START MATERIAL PROVIDED
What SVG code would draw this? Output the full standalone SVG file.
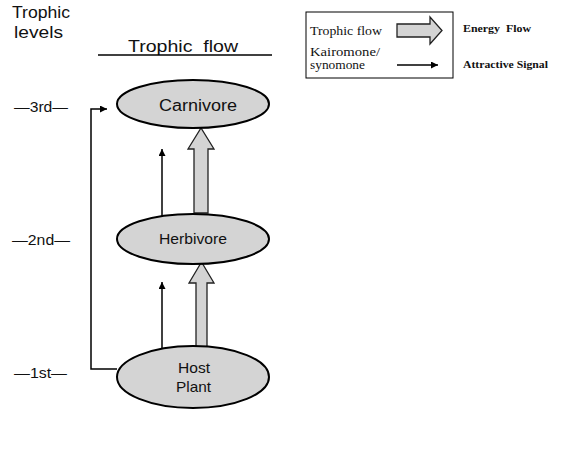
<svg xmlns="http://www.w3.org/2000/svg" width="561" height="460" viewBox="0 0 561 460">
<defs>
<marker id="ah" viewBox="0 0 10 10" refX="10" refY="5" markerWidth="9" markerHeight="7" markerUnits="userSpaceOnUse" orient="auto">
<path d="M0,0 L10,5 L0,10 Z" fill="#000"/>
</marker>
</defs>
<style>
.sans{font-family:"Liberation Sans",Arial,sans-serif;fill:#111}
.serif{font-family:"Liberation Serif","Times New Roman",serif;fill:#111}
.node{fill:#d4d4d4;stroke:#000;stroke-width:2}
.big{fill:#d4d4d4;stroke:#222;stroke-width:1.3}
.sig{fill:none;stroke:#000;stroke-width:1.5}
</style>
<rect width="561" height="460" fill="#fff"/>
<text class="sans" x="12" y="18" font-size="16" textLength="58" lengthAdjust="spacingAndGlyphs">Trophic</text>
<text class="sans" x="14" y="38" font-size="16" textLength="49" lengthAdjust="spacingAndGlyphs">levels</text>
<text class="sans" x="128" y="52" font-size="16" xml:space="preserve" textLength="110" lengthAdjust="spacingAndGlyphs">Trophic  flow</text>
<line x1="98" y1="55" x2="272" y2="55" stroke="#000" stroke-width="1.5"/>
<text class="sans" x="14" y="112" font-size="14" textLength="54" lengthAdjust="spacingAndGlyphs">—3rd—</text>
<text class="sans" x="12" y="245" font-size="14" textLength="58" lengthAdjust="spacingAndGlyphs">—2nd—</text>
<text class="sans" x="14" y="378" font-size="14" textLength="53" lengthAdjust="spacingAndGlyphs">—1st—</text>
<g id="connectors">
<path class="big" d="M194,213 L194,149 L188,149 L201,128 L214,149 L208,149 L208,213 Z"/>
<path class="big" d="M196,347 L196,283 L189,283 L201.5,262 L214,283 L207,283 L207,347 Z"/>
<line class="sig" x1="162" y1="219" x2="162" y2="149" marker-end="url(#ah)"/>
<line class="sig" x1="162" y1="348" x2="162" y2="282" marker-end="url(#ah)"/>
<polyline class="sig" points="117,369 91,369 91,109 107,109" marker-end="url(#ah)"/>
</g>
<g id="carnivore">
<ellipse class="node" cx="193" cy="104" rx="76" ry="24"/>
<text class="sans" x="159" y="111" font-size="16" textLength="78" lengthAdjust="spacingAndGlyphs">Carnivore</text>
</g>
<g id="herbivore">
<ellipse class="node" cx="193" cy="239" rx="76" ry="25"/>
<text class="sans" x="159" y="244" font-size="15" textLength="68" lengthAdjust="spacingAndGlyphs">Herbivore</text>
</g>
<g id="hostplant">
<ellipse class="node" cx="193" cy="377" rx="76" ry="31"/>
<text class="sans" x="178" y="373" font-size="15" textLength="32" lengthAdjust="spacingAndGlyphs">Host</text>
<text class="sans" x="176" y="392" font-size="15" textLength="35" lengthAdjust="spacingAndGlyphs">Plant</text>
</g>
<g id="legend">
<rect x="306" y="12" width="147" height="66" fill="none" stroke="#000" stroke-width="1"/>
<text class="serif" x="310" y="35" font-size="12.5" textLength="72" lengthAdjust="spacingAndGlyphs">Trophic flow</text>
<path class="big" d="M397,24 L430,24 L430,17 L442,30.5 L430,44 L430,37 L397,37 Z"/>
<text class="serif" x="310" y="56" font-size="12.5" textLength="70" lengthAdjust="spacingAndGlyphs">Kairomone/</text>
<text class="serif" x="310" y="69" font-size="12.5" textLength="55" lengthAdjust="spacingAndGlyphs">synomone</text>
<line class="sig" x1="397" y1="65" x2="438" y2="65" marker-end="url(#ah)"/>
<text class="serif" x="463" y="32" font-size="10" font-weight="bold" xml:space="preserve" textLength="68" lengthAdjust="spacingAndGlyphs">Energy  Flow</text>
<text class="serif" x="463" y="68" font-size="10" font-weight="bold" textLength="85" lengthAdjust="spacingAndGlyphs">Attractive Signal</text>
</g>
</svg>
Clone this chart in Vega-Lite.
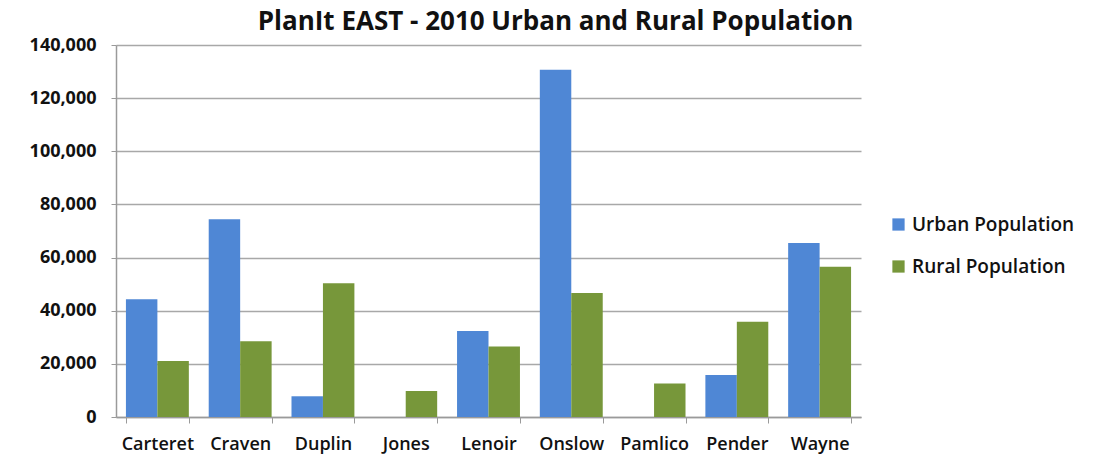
END MATERIAL PROVIDED
◆ **SHORT PROBLEM**
Output an exact copy of the material, with the pictures removed.

◆ **WRITTEN RESPONSE**
What SVG code would draw this? Output the full standalone SVG file.
<svg xmlns="http://www.w3.org/2000/svg" width="561" height="460" viewBox="0 0 561 460">
<defs>
<marker id="ah" viewBox="0 0 10 10" refX="10" refY="5" markerWidth="9" markerHeight="7" markerUnits="userSpaceOnUse" orient="auto">
<path d="M0,0 L10,5 L0,10 Z" fill="#000"/>
</marker>
</defs>
<style>
.sans{font-family:"Liberation Sans",Arial,sans-serif;fill:#111}
.serif{font-family:"Liberation Serif","Times New Roman",serif;fill:#111}
.node{fill:#d4d4d4;stroke:#000;stroke-width:2}
.big{fill:#d4d4d4;stroke:#222;stroke-width:1.3}
.sig{fill:none;stroke:#000;stroke-width:1.5}
</style>
<rect width="561" height="460" fill="#fff"/>
<text class="sans" x="12" y="18" font-size="16" textLength="58" lengthAdjust="spacingAndGlyphs">Trophic</text>
<text class="sans" x="14" y="38" font-size="16" textLength="49" lengthAdjust="spacingAndGlyphs">levels</text>
<text class="sans" x="128" y="52" font-size="16" xml:space="preserve" textLength="110" lengthAdjust="spacingAndGlyphs">Trophic  flow</text>
<line x1="98" y1="55" x2="272" y2="55" stroke="#000" stroke-width="1.5"/>
<text class="sans" x="14" y="112" font-size="14" textLength="54" lengthAdjust="spacingAndGlyphs">—3rd—</text>
<text class="sans" x="12" y="245" font-size="14" textLength="58" lengthAdjust="spacingAndGlyphs">—2nd—</text>
<text class="sans" x="14" y="378" font-size="14" textLength="53" lengthAdjust="spacingAndGlyphs">—1st—</text>
<g id="connectors">
<path class="big" d="M194,213 L194,149 L188,149 L201,128 L214,149 L208,149 L208,213 Z"/>
<path class="big" d="M196,347 L196,283 L189,283 L201.5,262 L214,283 L207,283 L207,347 Z"/>
<line class="sig" x1="162" y1="219" x2="162" y2="149" marker-end="url(#ah)"/>
<line class="sig" x1="162" y1="348" x2="162" y2="282" marker-end="url(#ah)"/>
<polyline class="sig" points="117,369 91,369 91,109 107,109" marker-end="url(#ah)"/>
</g>
<g id="carnivore">
<ellipse class="node" cx="193" cy="104" rx="76" ry="24"/>
<text class="sans" x="159" y="111" font-size="16" textLength="78" lengthAdjust="spacingAndGlyphs">Carnivore</text>
</g>
<g id="herbivore">
<ellipse class="node" cx="193" cy="239" rx="76" ry="25"/>
<text class="sans" x="159" y="244" font-size="15" textLength="68" lengthAdjust="spacingAndGlyphs">Herbivore</text>
</g>
<g id="hostplant">
<ellipse class="node" cx="193" cy="377" rx="76" ry="31"/>
<text class="sans" x="178" y="373" font-size="15" textLength="32" lengthAdjust="spacingAndGlyphs">Host</text>
<text class="sans" x="176" y="392" font-size="15" textLength="35" lengthAdjust="spacingAndGlyphs">Plant</text>
</g>
<g id="legend">
<rect x="306" y="12" width="147" height="66" fill="none" stroke="#000" stroke-width="1"/>
<text class="serif" x="310" y="35" font-size="12.5" textLength="72" lengthAdjust="spacingAndGlyphs">Trophic flow</text>
<path class="big" d="M397,24 L430,24 L430,17 L442,30.5 L430,44 L430,37 L397,37 Z"/>
<text class="serif" x="310" y="56" font-size="12.5" textLength="70" lengthAdjust="spacingAndGlyphs">Kairomone/</text>
<text class="serif" x="310" y="69" font-size="12.5" textLength="55" lengthAdjust="spacingAndGlyphs">synomone</text>
<line class="sig" x1="397" y1="65" x2="438" y2="65" marker-end="url(#ah)"/>
<text class="serif" x="463" y="32" font-size="10" font-weight="bold" xml:space="preserve" textLength="68" lengthAdjust="spacingAndGlyphs">Energy  Flow</text>
<text class="serif" x="463" y="68" font-size="10" font-weight="bold" textLength="85" lengthAdjust="spacingAndGlyphs">Attractive Signal</text>
</g>
</svg>
Clone this chart in Vega-Lite.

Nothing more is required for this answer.